According to the observation of ionospheric electron density altitude profiles using ionosondes, swept-frequency vertical sounding radars, irregular distortion of ionospheric echo trace was observed at virtual height of 200-300 km in Japan after the earthquake (See Figure 3). These irregular echo traces are considered to be caused by the modulation of ionospheric height at the real height of 150-250 km due to the atmospheric waves associated with the earthquake.

Discussion

These observational results indicate that this great earthquake caused not only underground waves (seismic wave) and sea waves (tsunami) but also atmospheric waves which propagated upward in the atmosphere and reached the ionosphere (See Figure 4). Although some aspects of coseismic ionospheric waves were observed after great earthquakes such as the 2004 Sumatra earthquake and the 2010 Chile earthquake, it is the first time to detect all the details of post-seismic ionospheric disturbances by high-resolution and wide-coverage ionospheric observations.

Future Plans

This study is important not only to reveal the relationship between the ionosphere and the lower atmosphere, but also to apply the ionospheric observations to monitor tsunami in a wide area. The details of this study will be presented at the American Geophysical Union (AGU) Fall Meeting 2011 (San Francisco, California, USA, 5-9 December). The first results of this study were published in the Journal “Earth, Planets and Space”.

Appendix

Figure 1: Schematic picture of atmospheric waves and the ionospheric variations after the earthquake

Ionospheric variations around 300 km altitude are observed using two-frequency GPS signals transmitted from satellites at about 20,000 km altitude and recorded by ground GPS receivers (GEONET, consisting of more than 1,200 stations). It is considered that the atmospheric waves were excited at sea surface in the vicinity of epicenter, propagated up to 300 km altitude, and generated the concentric structures in the ionosphere.

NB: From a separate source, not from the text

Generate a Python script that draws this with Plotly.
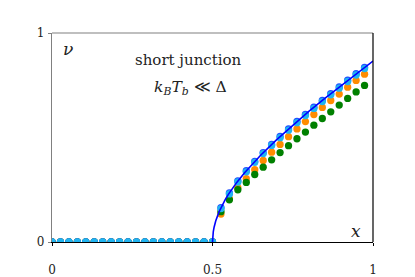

Figure 2: TEC variations derived using GEONET

Two-dimensional maps of total electron content (TEC) variation derived using the data of GEONET, a dense GPS receiver network operated by GSI. The TEC data are detrended values derived by subtracting 10-minute running average of the data. The star and cross marks represent the epicenter and "ionospheric epicenter", respectively. Gray circles represent concentric circles with the ionospheric epicenter. The animation of TEC maps is available on the NICT website .

Figure 3: Ionograms from ionosonde observations at Yamagawa (31.20 deg N, 130.62 deg E) just after the earthquake (left) and at the same time one day before (right)

The horizontal and vertical axes of ionograms represent the frequency from 1 to 15 MHz and the virtual height from 0 to 600 km, respectively. The ionospheric echo traces in the ionograms correspond to the virtual height of the ionosphere. As indicated by the red circle, irregular distortion of echo trace was observed at virtual height of 200-300 km after the earthquake. The 200-300 km virtual height corresponds to the real height of 150-250 km. These irregular echo traces are considered to be caused by the modulation of ionospheric height due to the atmospheric waves associated with the earthquake.

Figure 4: Schematic picture of the generation mechanism of atmospheric waves and ionospheric variations after the earthquake

It is considered that the first ionospheric concentric wave with the propagation velocity of about 3.5 km/s was caused by the acoustic wave generated from the propagating Rayleigh wave. The second and following concentric waves would correspond to the atmospheric gravity waves (AGW) propagating in the ionosphere. The AGWs could be generated mainly at the lower ionosphere by the acoustic wave launched at the sea surface around the tsunami source.